"Lively, entertaining, and informative." -Alvin Felzenberg, The Weekly Standard
“Reading Michael Barone on politics and demography is like sampling a tasting menu prepared by a fine chef. His latest offering, Shaping Our Nation, does not disappoint…The book is a delightful read, full of color and stories of people and just enough data to inform and satisfy...It is a treat for the reader, and will trick you into knowing more about modern politics than you might otherwise have wanted to discover.” -Washington Times
“An honest, objective exploration of how immigrants changed the identity of the United States.” -Washington Independent Review of Books
“There is bipartisan Washington agreement about exactly one thing: No one else knows as much about anything as Michael Barone knows about American politics. This is confirmed by his sparkling study of the migrations that have made, and continue to make, our nation what it is.” –George F. Will, columnist, The Washington Post
Michael Barone, who created the indispensable Almanac of American Politics and has been updating it since 1972, knows the United States and its political contours from our largest cities to our smallest hamlets in all 3,033 of the nation’s counties. In The Great Surge, he applies that panoramic knowledge to the peopling of the nation, describing not just where our forebears originated, but how the many waves of migration within America have shaped our culture, politics, and destiny. The Great Surge added a new dimension to my understanding of American history. –Charles Murray, bestselling author of Coming Apart and The Bell Curve
"Nobody knows the political map of the United States better than Michael Barone. In this fascinating, fast-paced history he explains who we Americans are, where we came from, when, and why." –Walter A. McDougall, Pulitzer Prize-winning historian, University of Pennsylvania
“Michael Barone dazzles in this eminently lucid and fair minded account of how a series of great migrations from colonial times to the present day shaped American cultural and political history.
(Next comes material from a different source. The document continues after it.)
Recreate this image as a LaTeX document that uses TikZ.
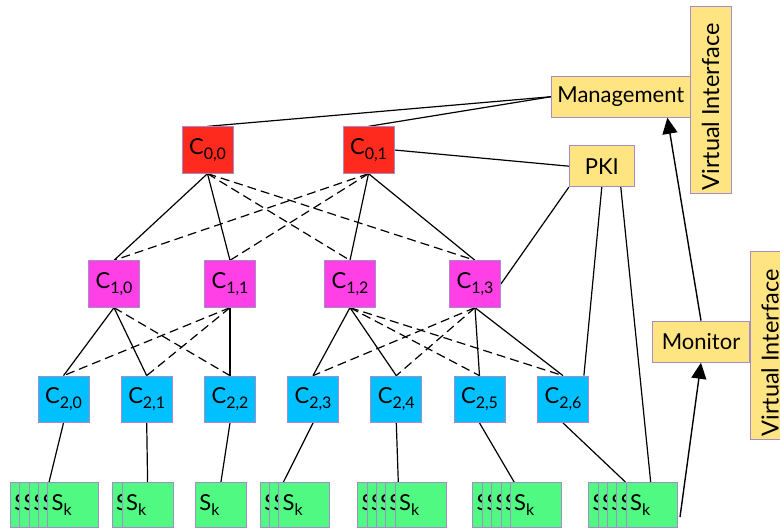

Linking today's Asian and Hispanic waves of immigrants to the Irish, Germans and others who came before, Barone reminds us that American identity has always been a work in progress. At a time when many doubt America's resilience and coherence, Barone offers solid ground for hope that America's future will be as rich, as complex and ultimately as fulfilling as anything we've seen in the past.” –Walter Russell Mead, professor, Bard College, editor-at-large, The American Interest
“As Michael Barone's The Great Surge demonstrates, America's history is largely one of migrations, a process that continues today. If you want to understand what divides Americans in terms of regions and ethnicity, Barone's book is essential. It also helps to remind us what has united us as a people through all these demographic storms, and can do so in the future.” –Joel Kotkin, author of The Next Hundred Million
“Michael Barone paints an illuminating demographic portrait that shows how historical migration surges and pauses, mostly unanticipated, profoundly shaped enduring regional interests in this country. Anyone wanting to understand today’s divisive politics and how we got here needs to read this book.” –William H Frey, Senior Fellow, Brookings Institution and Research Professor, Population Studies Center, University of Michigan
2013-09-01
The Washington Examiner's senior political analyst examines the internal and immigrant migrations that have "peopled" America. Few commentators have studied the history of American politics as thoroughly as Barone (Our First Revolution: The Remarkable British Upheaval that Inspired America's Founding Fathers, 2007, etc.), and he continues his life project here with a look at our constantly churning population, mass movements that have had a continuing effect on our politics. Picking up about where David Hackett Fischer's estimable Albion's Seed (1989) left off, Barone looks first at the antebellum spread of the Scots-Irish from the Eastern Seaboard to the Southeast and Southwest. He turns then to four other epochal surges: the first half of the 19th-century migration of New Englanders across upstate New York and the Midwest and of planter-class Southerners from the coast to the Mississippi Valley; the 1840-1890s immigrations of Irish Catholics and German Protestants; the mass movement from rural to urban America from the end of the Civil War to World War II; and the 1970-2010 immigration of Latin Americans and Asians to major American cities. Within these larger transformations, Barone pursues a variety of intriguing subplots--Andrew Jackson as the perfect embodiment of the American Scots-Irish, the unique, "annealing effect" of WWII, the role of air conditioning in repopulating the South, and the recent exodus from high- to low-tax states--and he emphasizes two recurring themes: the unanticipated beginnings and the rather abrupt endings of these mass migrations and the widespread unease, even fear, each development engendered. How could the republic possibly absorb these changes? Barone ably demonstrates how practiced the United States has become, how sturdy our constitutional framework has proven, at accommodating the religious, economic and cultural diversities that accompany vast, unexpected additions to and shifts within our population. As Congress once again debates immigration reform, Barone delivers a timely history lesson.